- Decades:: 1970s; 1980s; 1990s; 2000s; 2010s;
- See also:: Other events of 1997; Timeline of Thai history;

= 1997 in Thailand =

The year 1997 was the 216th year of the Rattanakosin Kingdom of Thailand. It was the 52nd year of the reign of King Bhumibol Adulyadej (Rama IX) and is reckoned as the year 2540 in the Buddhist Era.
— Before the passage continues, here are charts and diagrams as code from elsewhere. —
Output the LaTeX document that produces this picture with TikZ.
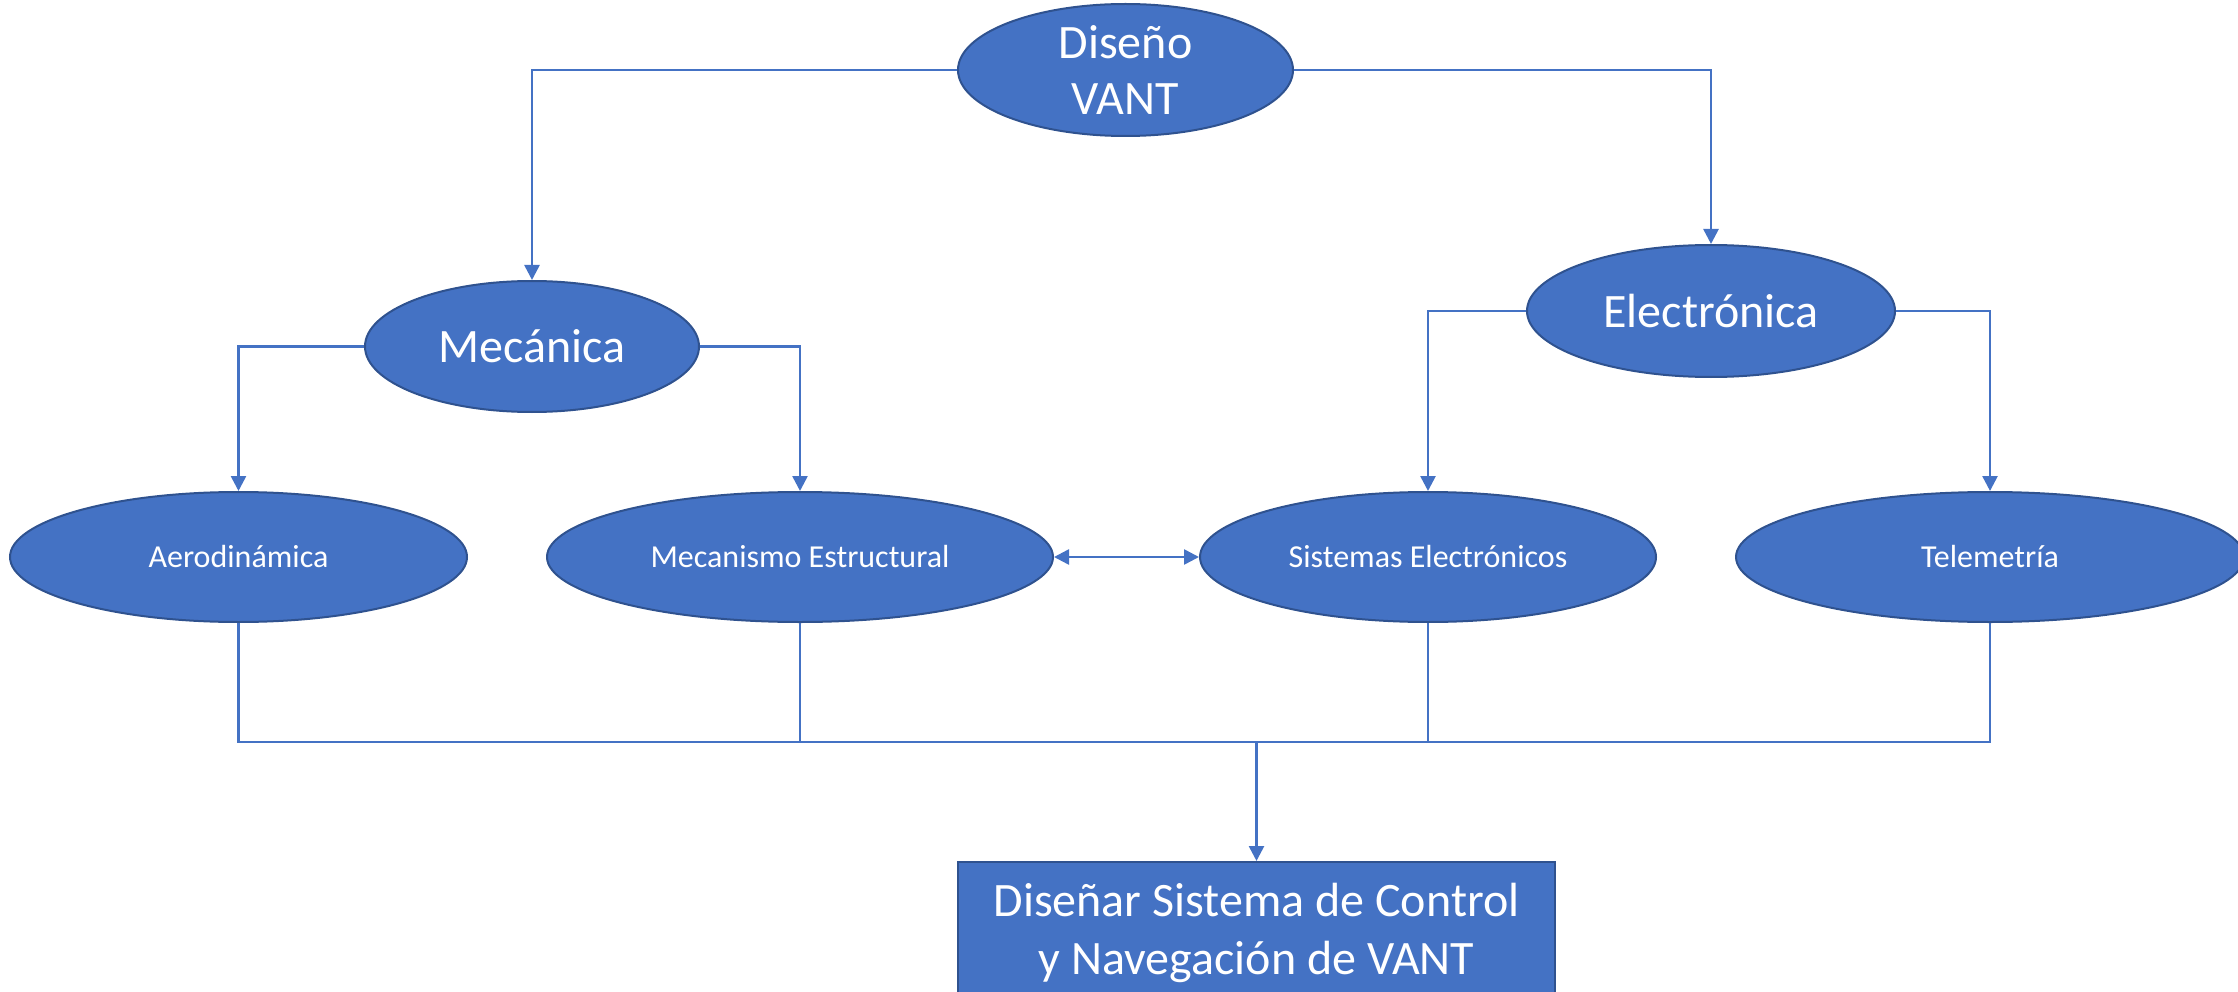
\documentclass[tikz,border=0pt]{standalone}
\usepackage{fontspec}
\setmainfont{Carlito}
\usetikzlibrary{shapes.geometric,arrows.meta}
\definecolor{fillblue}{HTML}{4472C4}
\definecolor{edgeblue}{HTML}{2F528F}
\tikzset{
  oval/.style={ellipse, draw=edgeblue, line width=2pt, fill=fillblue, text=white,
    inner sep=0pt, align=center},
  bigtext/.style={font=\fontsize{48}{56}\selectfont},
  smalltext/.style={font=\fontsize{32}{38}\selectfont},
  link/.style={draw=fillblue, line width=2.6pt},
  conn/.style={link, -{Triangle[length=15pt,width=15pt]}},
  bothconn/.style={link, {Triangle[length=15pt,width=15pt]}-{Triangle[length=15pt,width=15pt]}},
  goalbox/.style={rectangle, draw=edgeblue, line width=2pt, fill=fillblue, text=white,
    inner sep=0pt, align=center, font=\fontsize{48}{58}\selectfont}
}
\begin{document}
\begin{tikzpicture}[x=1pt,y=-1pt]
\useasboundingbox (0,0) rectangle (2238,992);

% top level
\node[oval, bigtext, minimum width=335pt, minimum height=132pt] (dis) at (1125.5,70) {Diseño\\VANT};

% second level
\node[oval, bigtext, minimum width=334pt, minimum height=131pt] (mec) at (532,346.5) {Mecánica};
\node[oval, bigtext, minimum width=368pt, minimum height=132pt] (ele) at (1711,311) {Electrónica};

% third level
\node[oval, smalltext, minimum width=457pt, minimum height=130pt] (aer) at (238.5,557) {Aerodinámica};
\node[oval, smalltext, minimum width=506pt, minimum height=130pt] (est) at (800,557) {Mecanismo Estructural};
\node[oval, smalltext, minimum width=456pt, minimum height=130pt] (sis) at (1428,557) {Sistemas Electrónicos};
\node[oval, smalltext, minimum width=508pt, minimum height=130pt] (tel) at (1990,557) {Telemetría};

% goal
\node[goalbox, minimum width=597pt, minimum height=136pt] (goal) at (1256.5,930) {};
\node[text=white, align=center, font=\fontsize{48}{58}\selectfont, inner sep=0pt] (goaltext) at (1256.5,933) {Diseñar Sistema de Control\\y Navegación de VANT};

% branches
\draw[conn] (dis.west) -| (mec.north);
\draw[conn] (dis.east) -| (ele.north);
\draw[conn] (mec.west) -| (aer.north);
\draw[conn] (mec.east) -| (est.north);
\draw[conn] (ele.west) -| (sis.north);
\draw[conn] (ele.east) -| (tel.north);
\draw[bothconn] (est.east) -- (sis.west);

% collector bus
\coordinate (bus) at (1256.5,742);
\draw[link] (aer.south) |- (bus) -| (tel.south);
\draw[link] (est.south) -- (est.south |- bus);
\draw[link] (sis.south) -- (sis.south |- bus);
\draw[conn] (bus) -- (goal.north);
\end{tikzpicture}
\end{document}
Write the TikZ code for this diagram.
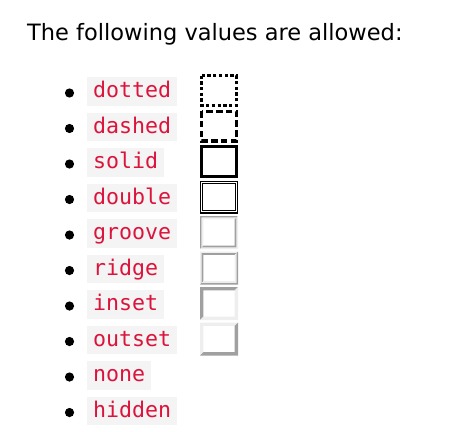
\documentclass[tikz,border=0pt]{standalone}
\usepackage{fontspec}
\setmainfont{DejaVu Sans}
\setmonofont{DejaVu Sans Mono}
\definecolor{codered}{HTML}{DC143C}
\definecolor{codebg}{HTML}{F4F4F4}
\definecolor{bdark}{HTML}{A0A0A0}
\definecolor{blight}{HTML}{EEEEEE}
\tikzset{
  codelabel/.style={fill=codebg, text=codered, anchor=west, inner xsep=6pt,
    inner ysep=3.25pt, text height=17pt, text depth=5pt,
    font=\ttfamily\fontsize{21.6}{26}\selectfont},
  borderbox/.style={line width=3.3pt, black}
}
% bevelled frame: left, top, right, bottom, width, top-left colour, bottom-right colour
\newcommand{\bevelframe}[7]{%
  \fill[#6] (#1,#4) -- (#1,#2) -- (#3,#2) -- ({#3-#5},{#2-#5}) -- ({#1+#5},{#2-#5}) -- ({#1+#5},{#4+#5}) -- cycle;
  \fill[#7] (#3,#2) -- (#3,#4) -- (#1,#4) -- ({#1+#5},{#4+#5}) -- ({#3-#5},{#4+#5}) -- ({#3-#5},{#2-#5}) -- cycle;
}
\begin{document}
\begin{tikzpicture}[x=1pt,y=1pt]
\useasboundingbox (0,0) rectangle (449,-431);
\node [anchor=base west, inner sep=0pt, font=\fontsize{22.5}{27}\selectfont] (title) at (27,-40) {The following values are allowed:};
% list items
\fill (69.5,-93) circle [radius=4.6pt];
\node [codelabel] (dotted) at (87,-91.5) {dotted};
\fill (69.5,-128.5) circle [radius=4.6pt];
\node [codelabel] (dashed) at (87,-127) {dashed};
\fill (69.5,-164) circle [radius=4.6pt];
\node [codelabel] (solid) at (87,-162.5) {solid};
\fill (69.5,-199.5) circle [radius=4.6pt];
\node [codelabel] (double) at (87,-198) {double};
\fill (69.5,-235) circle [radius=4.6pt];
\node [codelabel] (groove) at (87,-233.5) {groove};
\fill (69.5,-270.5) circle [radius=4.6pt];
\node [codelabel] (ridge) at (87,-269) {ridge};
\fill (69.5,-306) circle [radius=4.6pt];
\node [codelabel] (inset) at (87,-304.5) {inset};
\fill (69.5,-341.5) circle [radius=4.6pt];
\node [codelabel] (outset) at (87,-340) {outset};
\fill (69.5,-377) circle [radius=4.6pt];
\node [codelabel] (none) at (87,-375.5) {none};
\fill (69.5,-412.5) circle [radius=4.6pt];
\node [codelabel] (hidden) at (87,-411) {hidden};
% sample boxes
\draw [borderbox, dash pattern=on 3.3pt off 2.4pt] (201.65,-75.65) rectangle (236.35,-105.35);
\draw [borderbox, dash pattern=on 6.5pt off 3.3pt] (201.65,-111.15) rectangle (236.35,-140.85);
\draw [borderbox] (201.65,-146.65) rectangle (236.35,-176.35);
\draw [black, line width=1.1pt] (200.55,-181.05) rectangle (237.45,-212.95);
\draw [black, line width=1.1pt] (202.75,-183.25) rectangle (235.25,-210.75);
\bevelframe{200}{-216}{238}{-249}{1.65}{bdark}{blight}
\bevelframe{201.65}{-217.65}{236.35}{-247.35}{1.65}{blight}{bdark}
\bevelframe{200}{-251.5}{238}{-284.5}{1.65}{blight}{bdark}
\bevelframe{201.65}{-253.15}{236.35}{-282.85}{1.65}{bdark}{blight}
\bevelframe{200}{-287}{238}{-320}{3.3}{bdark}{blight}
\bevelframe{200}{-322.5}{238}{-355.5}{3.3}{blight}{bdark}
\end{tikzpicture}
\end{document}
It is most significantly marked by the 1997 Asian financial crisis, which began when the Bank of Thailand floated the baht on 2 July, as well as the promulgation of the 1997 constitution of Thailand.

==Incumbents==
- King: Bhumibol Adulyadej
- Crown Prince: Vajiralongkorn
- Prime Minister:
  - until 9 November: Chavalit Yongchaiyudh
  - starting 9 November: Chuan Leekpai
- Supreme Patriarch: Nyanasamvara Suvaddhana

==Events==

- 14–15 May – the Thai baht is hit by a massive speculative attack, triggering the 1997 Asian financial crisis
- 2 July – the Bank of Thailand floats the baht, leading to rapid devaluation
- 11 October – Promulgation of the Constitution of the Kingdom of Thailand B.E. 2540
- 1 November – Thai Sky TV Station Broadcasting ceased at 6:00 AM.
- 6 November – General Chavalit Yongchaiyudh submits a letter of resignation from the position of Prime Minister.
- 9 November – Chuan Leekpai assumes the position of Prime Minister for a second term, following General Chavalit Yongchaiyudh.